Tense moment motorist desperately tries to save his Ford Ranger ute as it’s swamped by the ocean – with tropical cyclone feeding big swells in days of wild weather
- A ute is swept away in wild surf at Rainbow Beach in Queensland on Monday
- Bystanders tried to help the driver & passenger retrieve the $80k Ford Ranger
- Efforts lasted until nightfall with the vehicle rescued during low tide on Tuesday
- High tides and gale force winds smashed the south east Queensland coastline
- Campsites were flooded and multiple beaches were swamped by huge swells
A motorist has been forced to desperately retrieve his ute from rugged surf after huge swells hit the Queensland coast.
The man had been driving his Ford Ranger ute with a jet ski in tow along Rainbow Beach in Queensland’s Gympie Region when a large wave hit the vehicle.
Footage captures the moment the ute is swept away into the rugged surf as bystanders rush to help the driver and his passenger.
A Ford Ranger ute has been swept away by wild surf at Rainbow Beach in Queensland on Monday (pictured, bystanders attempt to retrieve the vehicle from rough surf on Monday)
Bruce Howe, from Brisbane, filmed as the drama unfolded with residents banding together to rescue the $80,000 vehicle from being thrashed by rough surf.
‘Most of the locals went down and tried to help,’ Mr Howe told 9NEWS.
‘There’s not much they can do in that situation but people were trying to help unload the truck, belongings, surf boards and stuff like that.’
Witness Bruce Howe said the vehicle (pictured) wasn’t able to be retrieved until low tides hit at about 3am Tuesday
He added the ute was submerged in the water at 5pm on Monday with attempts to retrieve the vehicle continuing until nightfall.
It was only until low tide at about 3am on Tuesday when the ute was able to be salvaged from the water.
High tides and gale force winds caused by Cyclone Seth wreaked havoc across the Queensland coast line forcing beach closures and campsites to become flooded.
At Teewah Beach, near Noosa, camper Kath D Wino quickly found herself packing up her belonging after being caught out in the middle of wild weather.
‘One minute we are enjoying a coffee on the dunes, and the next minute madly starting to pack up as the water came right up into our camp in zone two,’ she posted on Facebook.
Further south, eight metre waves were recorded at Stradbroke Island on the Gold Coast prompting warnings from life guard to steer clear of the water.
High tides caused flooding at Teewah Beach near Noosa causing campers to quickly pack up their belongings (pictured)
Dozens of volunteers on Stradbroke Island were spotted with shovels in tow to help clean up the aftermath of the high tides.
‘Everyone just turned up with a smile and a shovel and sandwiches.
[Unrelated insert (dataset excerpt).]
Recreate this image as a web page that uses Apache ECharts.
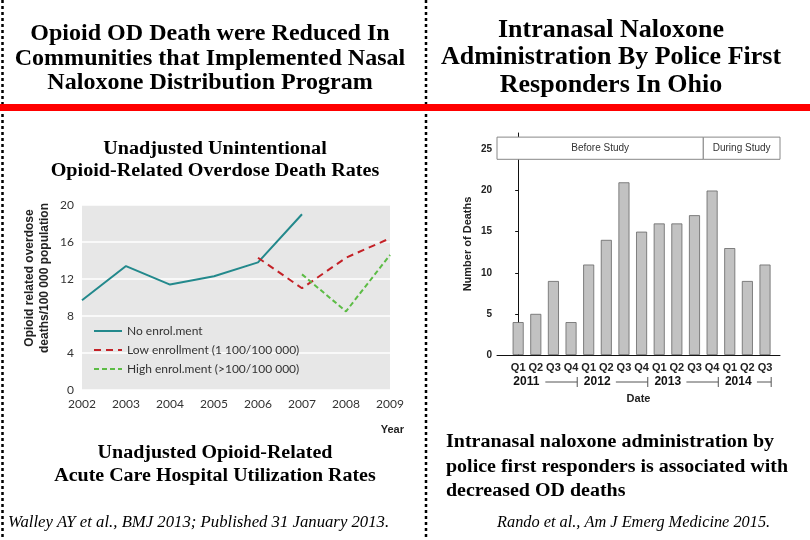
<!DOCTYPE html>
<html><head><meta charset="utf-8">
<script src="https://cdn.jsdelivr.net/npm/echarts@6/dist/echarts.min.js"></script>
<style>html,body{margin:0;padding:0;background:#fff}#c{width:810px;height:540px}</style>
</head><body><div id="c"></div>
<script>
// ---- Left chart data ----
const years = [2002, 2003, 2004, 2005, 2006, 2007, 2008, 2009];
const noEnrol = [9.7, 13.4, 11.4, 12.3, 13.8, 19.0, null, null];
const lowEnrol = [null, null, null, null, 14.3, 11.0, 14.3, 16.4];
const highEnrol = [null, null, null, null, null, 12.5, 8.5, 14.6];
const seriesNames = ['No enrol.ment', 'Low enrollment (1 100/100 000)', 'High enrol.ment (>100/100 000)'];

// ---- Right chart data ----
const quarters = ['Q1','Q2','Q3','Q4','Q1','Q2','Q3','Q4','Q1','Q2','Q3','Q4','Q1','Q2','Q3'];
const quarterYears = ['2011','2011','2011','2011','2012','2012','2012','2012','2013','2013','2013','2013','2014','2014','2014'];
const deaths = [4, 5, 9, 4, 11, 14, 21, 15, 16, 16, 17, 20, 13, 9, 11];
const deathTicks = [0, 5, 10, 15, 20, 25];
const phaseNames = ['Before Study', 'During Study'];
const phaseStartIdx = [0, 11];

const pair = (xs, ys) => xs.map((x, i) => [x, ys[i]]);
const qIdx = quarters.map((q, i) => i);
const RX_MIN = -1.2, RX_MAX = 14.85;

// year groups
const groups = [];
quarterYears.forEach((y, i) => {
  if (!groups.length || groups[groups.length - 1][2] !== y) groups.push([i, i, y]);
  else groups[groups.length - 1][1] = i;
});

// phase boxes
const phaseBoxes = phaseNames.map((n, k) => {
  const x0 = k === 0 ? RX_MIN : phaseStartIdx[k] - 0.5;
  const x1 = k === phaseNames.length - 1 ? RX_MAX : phaseStartIdx[k + 1] - 0.5;
  return [{ name: n, coord: [x0, 23.8] }, { coord: [x1, 26.5] }];
});

const serif = '"Liberation Serif","Times New Roman",serif';
const sans = '"Liberation Sans",Arial,sans-serif';
const soft = 'Lato,"Open Sans",sans-serif';

function txt(text, x, y, font, align, lineHeight, sx) {
  return { type: 'text', x: x, y: y, scaleX: sx || 1,
    style: { text: text, x: 0, y: 0, textAlign: align, textVerticalAlign: 'middle', lineHeight: lineHeight, font: font, fill: '#000' } };
}

const chart = echarts.init(document.getElementById('c'));
chart.setOption({
  backgroundColor: '#fff',
  animation: false,
  legend: {
    left: 88, top: 320, orient: 'vertical', itemWidth: 28, itemHeight: 12, itemGap: 7,
    itemStyle: { opacity: 0 },
    textStyle: { fontFamily: soft, fontSize: 12, color: '#333' },
    data: seriesNames
  },
  grid: [
    { left: 82, right: 420, top: 205, bottom: 150, show: true, backgroundColor: '#e7e7e7', borderWidth: 0 },
    { left: 497, right: 30, top: 133, bottom: 185 }
  ],
  xAxis: [
    { gridIndex: 0, type: 'value', min: 2002, max: 2009, interval: 1,
      axisLine: { show: false }, axisTick: { show: false }, splitLine: { show: false },
      axisLabel: { fontFamily: soft, fontSize: 12, color: '#333', margin: 8, formatter: v => String(v) } },
    { gridIndex: 1, type: 'value', min: RX_MIN, max: RX_MAX,
      axisLine: { show: true, lineStyle: { color: '#111', width: 1 } },
      axisTick: { show: false }, splitLine: { show: false },
      axisLabel: { customValues: qIdx, formatter: v => quarters[Math.round(v)] || '', fontFamily: sans, fontSize: 11, fontWeight: 'bold', color: '#222', margin: 7 },
      name: 'Date', nameLocation: 'middle', nameGap: 38,
      nameTextStyle: { fontFamily: sans, fontSize: 11, fontWeight: 'bold', color: '#222' } }
  ],
  yAxis: [
    { gridIndex: 0, type: 'value', min: 0, max: 20, interval: 4,
      axisLine: { show: false }, axisTick: { show: false },
      splitLine: { show: true, lineStyle: { color: '#ffffff', width: 1.5 } },
      axisLabel: { fontFamily: soft, fontSize: 12, color: '#333', margin: 8 } },
    { gridIndex: 1, type: 'value', min: 0, max: 27,
      axisLine: { show: true, lineStyle: { color: '#111', width: 1 } },
      axisTick: { show: true, length: 3, customValues: deathTicks, lineStyle: { color: '#111' } },
      splitLine: { show: false },
      axisLabel: { customValues: deathTicks, fontFamily: sans, fontSize: 10, fontWeight: 'bold', color: '#222', margin: 5 },
      name: 'Number of Deaths', nameLocation: 'middle', nameGap: 24,
      nameTextStyle: { fontFamily: sans, fontSize: 11, fontWeight: 'bold', color: '#222' } }
  ],
  series: [
    { name: seriesNames[0], type: 'line', xAxisIndex: 0, yAxisIndex: 0, data: pair(years, noEnrol),
      symbol: 'none', lineStyle: { color: '#23898c', width: 2 }, itemStyle: { color: '#23898c' } },
    { name: seriesNames[1], type: 'line', xAxisIndex: 0, yAxisIndex: 0, data: pair(years, lowEnrol),
      symbol: 'none', lineStyle: { color: '#c42127', width: 2, type: [7, 5] }, itemStyle: { color: '#c42127' } },
    { name: seriesNames[2], type: 'line', xAxisIndex: 0, yAxisIndex: 0, data: pair(years, highEnrol),
      symbol: 'none', lineStyle: { color: '#5cbc45', width: 2, type: [5, 3] }, itemStyle: { color: '#5cbc45' } },
    { type: 'bar', xAxisIndex: 1, yAxisIndex: 1, data: pair(qIdx, deaths), barWidth: 11,
      itemStyle: { color: '#c2c2c2', borderColor: '#666', borderWidth: 0.8 },
      markArea: {
        silent: true,
        itemStyle: { color: '#fff', borderColor: '#888', borderWidth: 1 },
        label: { show: true, position: 'inside', fontFamily: sans, fontSize: 10, color: '#333' },
        data: phaseBoxes
      } },
    { type: 'custom', xAxisIndex: 1, yAxisIndex: 1, clip: false, silent: true, data: groups,
      renderItem: (params, api) => {
        const g = groups[params.dataIndex];
        const y = api.coord([0, 0])[1] + 27;
        const xs = api.coord([g[0] - 0.5, 0])[0] + 4;
        const xt = api.coord([g[1] + 0.35, 0])[0];
        const tw = 28;
        return { type: 'group', children: [
          { type: 'text', style: { text: g[2], x: xs, y: y, textVerticalAlign: 'middle', textAlign: 'left',
              font: 'bold 12px ' + sans, fill: '#111' } },
          { type: 'line', shape: { x1: xs + tw + 4, y1: y, x2: xt, y2: y }, style: { stroke: '#555', lineWidth: 1 } },
          { type: 'line', shape: { x1: xt, y1: y - 5, x2: xt, y2: y + 5 }, style: { stroke: '#555', lineWidth: 1 } }
        ] };
      } }
  ],
  graphic: [
    { type: 'line', shape: { x1: 2.5, y1: 0, x2: 2.5, y2: 540 }, style: { stroke: '#000', lineWidth: 2.5, lineDash: [3, 3] } },
    { type: 'line', shape: { x1: 426, y1: 0, x2: 426, y2: 540 }, style: { stroke: '#000', lineWidth: 2.5, lineDash: [3, 3] } },
    { type: 'rect', shape: { x: 0, y: 104, width: 810, height: 7 }, style: { fill: '#ff0000' } },
    txt('Opioid OD Death were Reduced In\nCommunities that Implemented Nasal\nNaloxone Distribution Program', 210, 59, 'bold 23px ' + serif, 'center', 24.5, 1.045),
    txt('Intranasal Naloxone\nAdministration By Police First\nResponders In Ohio', 611, 58, 'bold 25px ' + serif, 'center', 27.5, 1.04),
    txt('Unadjusted Unintentional\nOpioid-Related Overdose Death Rates', 215, 160, 'bold 18px ' + serif, 'center', 22, 1.12),
    txt('Unadjusted Opioid-Related\nAcute Care Hospital Utilization Rates', 215, 465, 'bold 18px ' + serif, 'center', 23, 1.11),
    txt('Intranasal naloxone administration by\npolice first responders is associated with\ndecreased OD deaths', 446, 467, 'bold 18px ' + serif, 'left', 24.5, 1.11),
    txt('Walley AY et al., BMJ 2013; Published 31 January 2013.', 8, 523, 'italic 16px ' + serif, 'left', 18, 1.045),
    txt('Rando et al., Am J Emerg Medicine 2015.', 497, 523, 'italic 16px ' + serif, 'left', 18, 1.02),
    { type: 'text', rotation: Math.PI / 2, x: 37, y: 278, style: { text: 'Opioid related overdose\ndeaths/100 000 population',
        x: 0, y: 0, textAlign: 'center', textVerticalAlign: 'middle', lineHeight: 15, font: 'bold 12px ' + sans, fill: '#222' } },
    { type: 'text', style: { text: 'Year', x: 404, y: 430, textAlign: 'right', textVerticalAlign: 'middle', font: 'bold 11px ' + sans, fill: '#222' } }
  ]
});
</script></body></html>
We think we filled 12 to 1300 sandbags,’ volunteer Katherine Wall told the news outlet.
The Bureau of Meteorology issued another severe weather alert for ‘abnormally high tides’ along south east Queensland on Tuesday.
The Fraser Coast and Gympie region were among the hardest hit areas as water levels have exceeded the highest astronomical tide (HAT) of 2022 by more than half a metre.
Hazardous surf warnings also remain in place for K’Gari (Fraser Island) as well as the Gold Coast and Sunshine Coast.
Beaches will remained closed on the Sunshine Coast and North Stradbroke and Moreton islands while hazardous surf conditions persist.
Clifton Beach, Cylinder Beach (Stradbroke Island), Dicky Beach, Kewarra Beach, Marcoola, Mission Beach, Mudjimba, Palm Cove, Trinity Beach and Yaroomba are forced to shut until conditions are reassessed on Wednesday morning.